Pero de repente me topé con el número de un amigo mío que había muerto hacía tres años. No tenía foto de perfil, sino ese dibujo de un muñeco sonriente que sale por defecto en el directorio de los Samsung. Era lógico eliminar teléfonos de gente que yo no sabía quién era, pero a él lo había conocido desde que era un niño que ni siquiera sabría dibujar un monigote como el que salía en su perfil. De hecho, nos conocimos en la escuela infantil del colegio La Inmaculada, en el Terreno, cuando tendríamos tres o cuatro años. ¿Tenía derecho a borrar aquel teléfono, por mucho que ya no me sirviera de nada? Y el hecho de borrarlo, ¿no equivaldría a hacer que aquel amigo muriera por segunda o tercera vez? Así que lo dejé allí, en su sitio, con su cara de monigote y su tupé hacia arriba, un tupé que me hizo gracia porque a los dos nos gustaba mucho Tintín y nos pasamos muchos años intercambiándonos sus álbumes y discutiendo sus tramas. Y no sé por qué, cuando lo dejé en el listado de contactos, interrumpí la tarea de ir borrando los demás números que ya no me hacían falta. Me dio la impresión de que borrar a esa gente que yo no sabía quién era también les haría perder una parte de su realidad física. Y no sólo eso, sino que pondría de algún modo en peligro su vida con su familia y sus amigos y sus perros. Y allí se quedaron todos, consumiendo batería y espacio, y sonriéndome con sus caras de monigote, o bien ocultándose desde sus perfiles ocupados por un perro pastor alemán o por un pictograma misterioso.

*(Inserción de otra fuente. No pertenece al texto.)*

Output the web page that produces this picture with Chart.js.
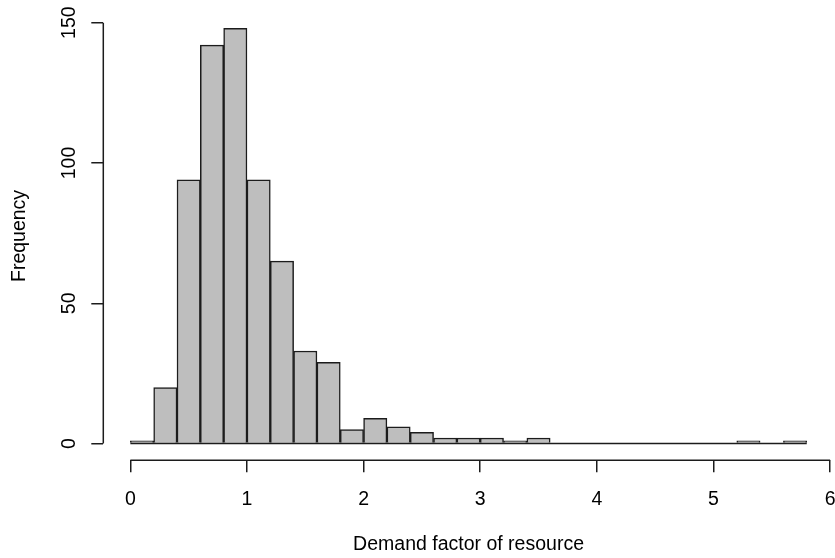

Durante una gran parte de nuestra existencia, los seres humanos apenas hemos dejado rastro, y con la excepción de los personajes poderosos que podían permitirse estatuas y retratos una minoría insignificante, la mayoría de la población se iba de este mundo sin dejar apenas nada por lo que pudiera ser recordada. A partir del siglo XIX, con el invento de la fotografía, empezaron a cambiar las cosas, y poco a poco incluso los humanos menos notables fueron dejando algún rastro de su paso por la tierra: una foto descolorida, una referencia en algún registro, una cruz en el lugar en el que debería figurar la firma, cosas así. Y ahora, en este nuevo siglo, hemos llegado a la época en que la mayoría de seres humanos dejan infinidad de rastros fotos, selfies, documentos, pero paradójicamente, al vivir saturados por la información superflua, toda clase de memoria la útil y la inútil nos parece engorrosa, así que cada día nos ponemos a borrar datos como si con ello consiguiéramos ser más jóvenes y más actuales. Y esto explica que casi nadie se preocupe por la Historia, ni mucho menos la valore ni la tenga en cuenta, así que se dicen y se hacen cosas que cualquier persona con un mínimo de memoria personal debería evitar por completo. Y ahí están los políticos en campaña electoral, corriendo de un lado a otro como pollos sin cabeza, conscientes de que todo lo que digan se habrá borrado de nuestro archivo en los próximos quince segundos.